God takes the situation, the human players, and finds a way to create a new reality. God gets Hagar out of a no-win situation and then provides small steps towards restoration and a new life, beginning with a well of water. Hagar does not know that the move to the wilderness is a step of life -- it looks and feels like a step of death. But when she listens to God's voice and opens her eyes, she sees the new life begin with that thing most essential to life, water.
So it is for us and the world: even though we are very good at blocking God's wonderful reality for us, God continues to work. When we hit the desert and total catastrophe, God provides us with a well of water to keep going and to start anew. God does help us to learn and grow in faith in this situation. Notice that God does not provide Hagar with a materially rich new existence, even a comfortable one. It could not have been easy raising a child among the nomads of the wilderness. But I wonder if she did not at times feel freer and more whole than she ever had before.

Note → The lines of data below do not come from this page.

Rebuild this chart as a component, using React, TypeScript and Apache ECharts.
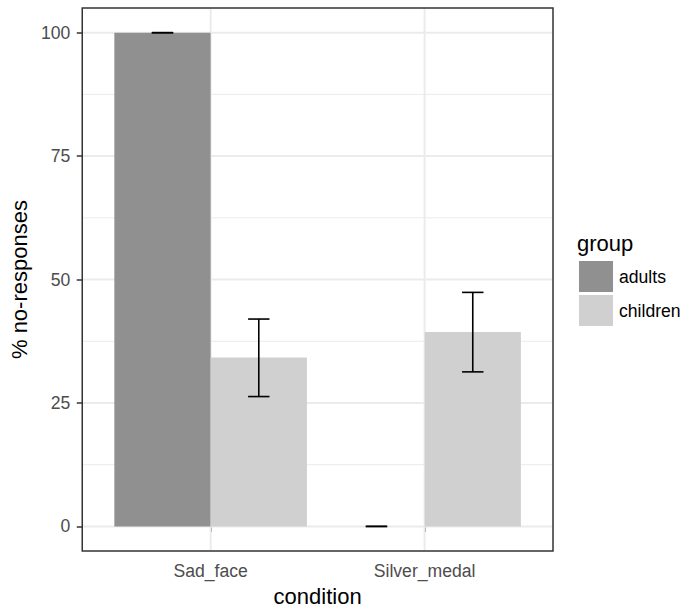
import React, { useEffect, useRef } from "react";
import * as echarts from "echarts";

const categories = ["Sad_face", "Silver_medal"];
const groups = ["adults", "children"];
const adultsMean = [100, 0];
const adultsLow = [100, 0];
const adultsHigh = [100, 0];
const childrenMean = [34.2, 39.4];
const childrenLow = [26.3, 31.3];
const childrenHigh = [42.0, 47.4];
const yTicks = [0, 25, 50, 75, 100];
const yMinorTicks = [12.5, 37.5, 62.5, 87.5];
const xRange = [0.4, 2.6];
const yRange = [-5, 105];

const FONT = "'Liberation Sans', Arial, Helvetica, sans-serif";
const colors = { adults: "#8f908f", children: "#d0d0d0" };
const DODGE = 0.45;
const CAP = 0.05;

export default function App() {
  const ref = useRef<HTMLDivElement>(null);
  useEffect(() => {
    if (!ref.current) return;
    const chart = echarts.init(ref.current, null, { renderer: "svg" });
    const xPos = categories.map((_, i) => i + 1);

    const barSeries = (name: string, means: number[], side: number) => ({
      type: "custom",
      name,
      z: 3,
      silent: true,
      itemStyle: { color: (colors as any)[name] },
      data: xPos.map((x, i) => [x, means[i]]),
      encode: { x: 0, y: 1 },
      renderItem: (params: any, api: any) => {
        const x = api.value(0);
        const v = api.value(1);
        const xa = side < 0 ? x - DODGE : x;
        const xb = side < 0 ? x : x + DODGE;
        const p1 = api.coord([xa, v]);
        const p0 = api.coord([xb, 0]);
        return {
          type: "rect",
          shape: { x: p1[0], y: p1[1], width: p0[0] - p1[0], height: p0[1] - p1[1] },
          style: { fill: (colors as any)[name] },
        };
      },
    });

    const errSeries = (name: string, lows: number[], highs: number[], side: number) => ({
      type: "custom",
      name,
      z: 4,
      silent: true,
      data: xPos.map((x, i) => [x, lows[i], highs[i]]),
      encode: { x: 0, y: [1, 2] },
      renderItem: (params: any, api: any) => {
        const xc = api.value(0) + side * DODGE / 2;
        const lo = api.value(1);
        const hi = api.value(2);
        const top = api.coord([xc, hi]);
        const bot = api.coord([xc, lo]);
        const tl = api.coord([xc - CAP, hi]);
        const tr = api.coord([xc + CAP, hi]);
        const bl = api.coord([xc - CAP, lo]);
        const br = api.coord([xc + CAP, lo]);
        const st = { stroke: "#000", lineWidth: 1.6 };
        return {
          type: "group",
          children: [
            { type: "line", shape: { x1: top[0], y1: top[1], x2: bot[0], y2: bot[1] }, style: st },
            { type: "line", shape: { x1: tl[0], y1: tl[1], x2: tr[0], y2: tr[1] }, style: st },
            { type: "line", shape: { x1: bl[0], y1: bl[1], x2: br[0], y2: br[1] }, style: st },
          ],
        };
      },
    });

    const gridData = [
      ...yMinorTicks.map((v) => [0, v, 1]),
      ...yTicks.map((v) => [0, v, 2]),
      ...xPos.map((v) => [1, v, 2]),
    ];

    const option: any = {
      animation: false,
      textStyle: { fontFamily: FONT },
      title: {
        text: "group",
        left: 577,
        top: 232,
        padding: 0,
        textStyle: { fontSize: 22, fontWeight: "normal", color: "#000", fontFamily: FONT },
      },
      legend: {
        data: groups,
        orient: "vertical",
        left: 579,
        top: 261,
        padding: 0,
        itemWidth: 34,
        itemHeight: 31,
        itemGap: 3,
        icon: "rect",
        selectedMode: false,
        textStyle: { fontSize: 17.6, color: "#000", fontFamily: FONT, padding: [0, 0, 0, 1] },
      },
      grid: { left: 75, right: 132, top: 8, bottom: 55, containLabel: false },
      xAxis: {
        type: "value",
        min: xRange[0],
        max: xRange[1],
        name: "condition",
        nameLocation: "middle",
        nameGap: 33,
        nameTextStyle: { fontSize: 22, color: "#000", fontFamily: FONT },
        axisLine: { show: false },
        axisTick: { show: true, length: 5.5, customValues: xPos, lineStyle: { color: "#333", width: 1.5 } },
        axisLabel: {
          customValues: xPos,
          formatter: (v: number) => categories[Math.round(v) - 1],
          fontSize: 17.6,
          color: "#4d4d4d",
          margin: 11,
          fontFamily: FONT,
        },
        splitLine: { show: false },
      },
      yAxis: {
        type: "value",
        min: yRange[0],
        max: yRange[1],
        name: "% no-responses",
        nameLocation: "middle",
        nameGap: 46,
        nameTextStyle: { fontSize: 22, color: "#000", fontFamily: FONT },
        axisLine: { show: false },
        axisTick: { show: true, length: 5.5, customValues: yTicks, lineStyle: { color: "#333", width: 1.5 } },
        axisLabel: { customValues: yTicks, fontSize: 17.6, color: "#4d4d4d", margin: 12, fontFamily: FONT },
        splitLine: { show: false },
      },
      series: [
        {
          type: "custom",
          name: "gridlines",
          z: 1,
          silent: true,
          data: gridData,
          renderItem: (params: any, api: any) => {
            const kind = api.value(0);
            const v = api.value(1);
            const w = api.value(2);
            let a, b;
            if (kind === 0) {
              a = api.coord([xRange[0], v]);
              b = api.coord([xRange[1], v]);
            } else {
              a = api.coord([v, yRange[0]]);
              b = api.coord([v, yRange[1]]);
            }
            return {
              type: "line",
              shape: { x1: a[0], y1: a[1], x2: b[0], y2: b[1] },
              style: { stroke: "#ebebeb", lineWidth: w },
            };
          },
        },
        barSeries("adults", adultsMean, -1),
        barSeries("children", childrenMean, 1),
        errSeries("adults_err", adultsLow, adultsHigh, -1),
        errSeries("children_err", childrenLow, childrenHigh, 1),
        {
          type: "custom",
          name: "panel",
          z: 10,
          silent: true,
          data: [[0]],
          renderItem: (params: any, api: any) => {
            const p1 = api.coord([xRange[0], yRange[1]]);
            const p0 = api.coord([xRange[1], yRange[0]]);
            return {
              type: "rect",
              shape: { x: p1[0], y: p1[1], width: p0[0] - p1[0], height: p0[1] - p1[1] },
              style: { fill: "none", stroke: "#333", lineWidth: 1.5 },
            };
          },
        },
      ],
    };
    chart.setOption(option);
    return () => chart.dispose();
  }, []);
  return (
    <div
      ref={ref}
      style={{ position: "fixed", left: 0, top: 0, width: 685, height: 612, background: "#fff" }}
    />
  );
}
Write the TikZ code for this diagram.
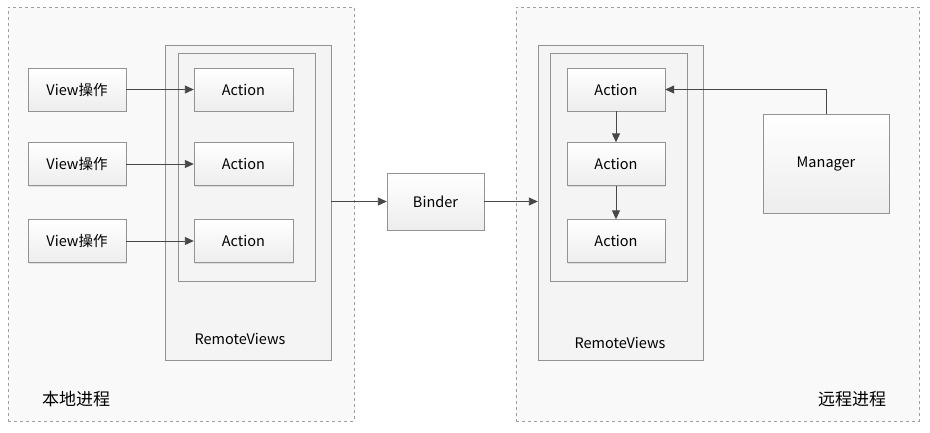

God will not promise us ease and comfort. But God will promise to be with us and open
our eyes to see a well of water. This well of water will take many different forms, depending on what you are able to see and hear and on what you need. It may be the helping hand of a stranger, a verse from Scripture that someone shares, help through the French or American legal systems so that you can function, or a literal crust of bread and glass of water. Can you think of times you were given a well of water?
God provides us a well of water in the wilderness and then leads us in small steps a new reality of life and toward deeper faith. God takes even the cross, and turns it, eventually, into a resurrection, whenever possible.
Let me leave you with two more brief insights from this story: take them with you to reflect upon and pray about this week.
1. First, we don't want to be like Sarah or Abraham in this episode; so let us work to be compassionate and to work for justice for the poor, the suffering, the oppressed. I pray that God will open my eyes not only to a well of water when I need it, but to the ways in which I am keeping others in situations of poverty and suffering.
2. Second, we, the church community, are called to be the provider of a well of water for others in need. That's what it means to be Christ's Body, Christ's caring hands and feet, in this world. God invites us to join in the work of providing wells of water: clearly, from the numbers still dying, God needs more helpers to work against injustice and disease and hunger.
So take courage from this story, my friends, if you find yourself in need of a well of water. Listen for God's voice, open your eyes, and drink from God's well. And may the rest of us with extra water learn to share and spread God's help throughout the suffering world.